═════ Supplied data ═════

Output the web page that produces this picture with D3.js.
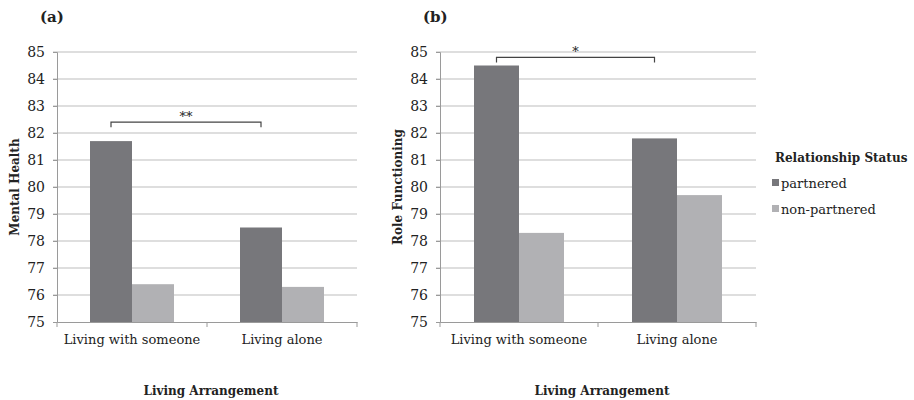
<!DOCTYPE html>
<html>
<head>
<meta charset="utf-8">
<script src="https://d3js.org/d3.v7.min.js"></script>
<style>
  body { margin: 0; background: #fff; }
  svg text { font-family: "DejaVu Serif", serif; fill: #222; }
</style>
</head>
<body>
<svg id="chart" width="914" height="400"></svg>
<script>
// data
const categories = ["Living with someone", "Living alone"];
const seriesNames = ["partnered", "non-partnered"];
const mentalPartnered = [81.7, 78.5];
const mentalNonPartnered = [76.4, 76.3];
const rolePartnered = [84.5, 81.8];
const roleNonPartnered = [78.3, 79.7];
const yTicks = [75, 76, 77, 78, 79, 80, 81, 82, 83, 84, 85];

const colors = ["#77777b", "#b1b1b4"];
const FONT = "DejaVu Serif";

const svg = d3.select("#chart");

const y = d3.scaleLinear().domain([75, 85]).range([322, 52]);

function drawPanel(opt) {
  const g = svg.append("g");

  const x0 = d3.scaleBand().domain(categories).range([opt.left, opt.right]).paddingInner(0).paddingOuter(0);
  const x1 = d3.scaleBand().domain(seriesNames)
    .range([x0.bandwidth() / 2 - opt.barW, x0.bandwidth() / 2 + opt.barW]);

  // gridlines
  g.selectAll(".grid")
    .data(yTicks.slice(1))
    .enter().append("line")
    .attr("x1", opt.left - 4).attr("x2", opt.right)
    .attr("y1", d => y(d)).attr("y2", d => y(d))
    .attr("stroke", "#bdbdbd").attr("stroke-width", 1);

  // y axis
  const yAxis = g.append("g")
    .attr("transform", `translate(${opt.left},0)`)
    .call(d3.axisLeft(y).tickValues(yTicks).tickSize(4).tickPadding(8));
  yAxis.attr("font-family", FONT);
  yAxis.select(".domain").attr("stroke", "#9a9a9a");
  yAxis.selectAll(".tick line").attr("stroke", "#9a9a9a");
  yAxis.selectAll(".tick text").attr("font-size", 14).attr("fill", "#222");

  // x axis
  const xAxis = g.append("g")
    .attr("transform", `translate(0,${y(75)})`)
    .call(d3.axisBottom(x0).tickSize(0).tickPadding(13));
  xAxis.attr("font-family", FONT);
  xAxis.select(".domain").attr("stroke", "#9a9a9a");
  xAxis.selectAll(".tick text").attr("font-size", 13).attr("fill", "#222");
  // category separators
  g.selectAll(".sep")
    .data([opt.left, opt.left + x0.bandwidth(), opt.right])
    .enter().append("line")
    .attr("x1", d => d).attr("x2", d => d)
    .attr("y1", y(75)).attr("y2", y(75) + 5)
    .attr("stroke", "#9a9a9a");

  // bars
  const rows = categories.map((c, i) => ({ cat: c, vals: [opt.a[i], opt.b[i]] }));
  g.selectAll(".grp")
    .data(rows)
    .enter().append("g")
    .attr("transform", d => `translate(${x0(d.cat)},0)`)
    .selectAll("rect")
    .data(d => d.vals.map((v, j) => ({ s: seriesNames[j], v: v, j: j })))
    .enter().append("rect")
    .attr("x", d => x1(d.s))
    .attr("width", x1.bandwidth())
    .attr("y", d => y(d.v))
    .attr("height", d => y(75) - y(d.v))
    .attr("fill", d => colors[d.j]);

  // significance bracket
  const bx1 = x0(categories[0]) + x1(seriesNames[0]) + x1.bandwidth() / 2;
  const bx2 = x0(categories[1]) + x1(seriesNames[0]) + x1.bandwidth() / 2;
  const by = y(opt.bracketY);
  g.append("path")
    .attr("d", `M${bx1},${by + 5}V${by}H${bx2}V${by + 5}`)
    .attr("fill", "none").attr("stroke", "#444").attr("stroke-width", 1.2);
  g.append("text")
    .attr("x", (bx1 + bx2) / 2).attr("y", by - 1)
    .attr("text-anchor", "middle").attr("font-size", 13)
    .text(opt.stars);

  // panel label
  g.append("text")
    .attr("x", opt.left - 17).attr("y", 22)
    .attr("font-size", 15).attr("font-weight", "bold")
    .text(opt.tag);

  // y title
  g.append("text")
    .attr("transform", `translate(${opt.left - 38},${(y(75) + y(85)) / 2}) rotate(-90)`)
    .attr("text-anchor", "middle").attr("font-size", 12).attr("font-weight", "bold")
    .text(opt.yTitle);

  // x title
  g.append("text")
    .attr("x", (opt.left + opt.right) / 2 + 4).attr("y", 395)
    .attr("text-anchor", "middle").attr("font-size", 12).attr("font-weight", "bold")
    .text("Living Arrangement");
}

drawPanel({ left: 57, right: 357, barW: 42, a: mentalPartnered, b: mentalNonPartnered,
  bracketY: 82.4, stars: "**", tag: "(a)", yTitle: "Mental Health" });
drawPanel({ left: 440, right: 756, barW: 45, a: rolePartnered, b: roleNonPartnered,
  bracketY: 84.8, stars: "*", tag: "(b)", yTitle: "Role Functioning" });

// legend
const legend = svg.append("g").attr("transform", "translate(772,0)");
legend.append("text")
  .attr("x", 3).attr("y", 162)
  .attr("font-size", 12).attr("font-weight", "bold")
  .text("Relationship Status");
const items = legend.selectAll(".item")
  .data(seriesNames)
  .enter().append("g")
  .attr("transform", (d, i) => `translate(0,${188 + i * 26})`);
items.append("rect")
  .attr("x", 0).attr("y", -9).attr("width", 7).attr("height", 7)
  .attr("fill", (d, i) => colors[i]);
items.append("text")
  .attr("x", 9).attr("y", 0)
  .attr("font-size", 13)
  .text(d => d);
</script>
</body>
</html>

═════

Give an exact reproduction of every line, leaving out any picture.

■ **Task result**:
Output the web page that produces this picture with D3.js.
<!DOCTYPE html>
<html>
<head>
<meta charset="utf-8">
<script src="https://d3js.org/d3.v7.min.js"></script>
<style>
  body { margin: 0; background: #fff; }
  svg text { font-family: "DejaVu Serif", serif; fill: #222; }
</style>
</head>
<body>
<svg id="chart" width="914" height="400"></svg>
<script>
// data
const categories = ["Living with someone", "Living alone"];
const seriesNames = ["partnered", "non-partnered"];
const mentalPartnered = [81.7, 78.5];
const mentalNonPartnered = [76.4, 76.3];
const rolePartnered = [84.5, 81.8];
const roleNonPartnered = [78.3, 79.7];
const yTicks = [75, 76, 77, 78, 79, 80, 81, 82, 83, 84, 85];

const colors = ["#77777b", "#b1b1b4"];
const FONT = "DejaVu Serif";

const svg = d3.select("#chart");

const y = d3.scaleLinear().domain([75, 85]).range([322, 52]);

function drawPanel(opt) {
  const g = svg.append("g");

  const x0 = d3.scaleBand().domain(categories).range([opt.left, opt.right]).paddingInner(0).paddingOuter(0);
  const x1 = d3.scaleBand().domain(seriesNames)
    .range([x0.bandwidth() / 2 - opt.barW, x0.bandwidth() / 2 + opt.barW]);

  // gridlines
  g.selectAll(".grid")
    .data(yTicks.slice(1))
    .enter().append("line")
    .attr("x1", opt.left - 4).attr("x2", opt.right)
    .attr("y1", d => y(d)).attr("y2", d => y(d))
    .attr("stroke", "#bdbdbd").attr("stroke-width", 1);

  // y axis
  const yAxis = g.append("g")
    .attr("transform", `translate(${opt.left},0)`)
    .call(d3.axisLeft(y).tickValues(yTicks).tickSize(4).tickPadding(8));
  yAxis.attr("font-family", FONT);
  yAxis.select(".domain").attr("stroke", "#9a9a9a");
  yAxis.selectAll(".tick line").attr("stroke", "#9a9a9a");
  yAxis.selectAll(".tick text").attr("font-size", 14).attr("fill", "#222");

  // x axis
  const xAxis = g.append("g")
    .attr("transform", `translate(0,${y(75)})`)
    .call(d3.axisBottom(x0).tickSize(0).tickPadding(13));
  xAxis.attr("font-family", FONT);
  xAxis.select(".domain").attr("stroke", "#9a9a9a");
  xAxis.selectAll(".tick text").attr("font-size", 13).attr("fill", "#222");
  // category separators
  g.selectAll(".sep")
    .data([opt.left, opt.left + x0.bandwidth(), opt.right])
    .enter().append("line")
    .attr("x1", d => d).attr("x2", d => d)
    .attr("y1", y(75)).attr("y2", y(75) + 5)
    .attr("stroke", "#9a9a9a");

  // bars
  const rows = categories.map((c, i) => ({ cat: c, vals: [opt.a[i], opt.b[i]] }));
  g.selectAll(".grp")
    .data(rows)
    .enter().append("g")
    .attr("transform", d => `translate(${x0(d.cat)},0)`)
    .selectAll("rect")
    .data(d => d.vals.map((v, j) => ({ s: seriesNames[j], v: v, j: j })))
    .enter().append("rect")
    .attr("x", d => x1(d.s))
    .attr("width", x1.bandwidth())
    .attr("y", d => y(d.v))
    .attr("height", d => y(75) - y(d.v))
    .attr("fill", d => colors[d.j]);

  // significance bracket
  const bx1 = x0(categories[0]) + x1(seriesNames[0]) + x1.bandwidth() / 2;
  const bx2 = x0(categories[1]) + x1(seriesNames[0]) + x1.bandwidth() / 2;
  const by = y(opt.bracketY);
  g.append("path")
    .attr("d", `M${bx1},${by + 5}V${by}H${bx2}V${by + 5}`)
    .attr("fill", "none").attr("stroke", "#444").attr("stroke-width", 1.2);
  g.append("text")
    .attr("x", (bx1 + bx2) / 2).attr("y", by - 1)
    .attr("text-anchor", "middle").attr("font-size", 13)
    .text(opt.stars);

  // panel label
  g.append("text")
    .attr("x", opt.left - 17).attr("y", 22)
    .attr("font-size", 15).attr("font-weight", "bold")
    .text(opt.tag);

  // y title
  g.append("text")
    .attr("transform", `translate(${opt.left - 38},${(y(75) + y(85)) / 2}) rotate(-90)`)
    .attr("text-anchor", "middle").attr("font-size", 12).attr("font-weight", "bold")
    .text(opt.yTitle);

  // x title
  g.append("text")
    .attr("x", (opt.left + opt.right) / 2 + 4).attr("y", 395)
    .attr("text-anchor", "middle").attr("font-size", 12).attr("font-weight", "bold")
    .text("Living Arrangement");
}

drawPanel({ left: 57, right: 357, barW: 42, a: mentalPartnered, b: mentalNonPartnered,
  bracketY: 82.4, stars: "**", tag: "(a)", yTitle: "Mental Health" });
drawPanel({ left: 440, right: 756, barW: 45, a: rolePartnered, b: roleNonPartnered,
  bracketY: 84.8, stars: "*", tag: "(b)", yTitle: "Role Functioning" });

// legend
const legend = svg.append("g").attr("transform", "translate(772,0)");
legend.append("text")
  .attr("x", 3).attr("y", 162)
  .attr("font-size", 12).attr("font-weight", "bold")
  .text("Relationship Status");
const items = legend.selectAll(".item")
  .data(seriesNames)
  .enter().append("g")
  .attr("transform", (d, i) => `translate(0,${188 + i * 26})`);
items.append("rect")
  .attr("x", 0).attr("y", -9).attr("width", 7).attr("height", 7)
  .attr("fill", (d, i) => colors[i]);
items.append("text")
  .attr("x", 9).attr("y", 0)
  .attr("font-size", 13)
  .text(d => d);
</script>
</body>
</html>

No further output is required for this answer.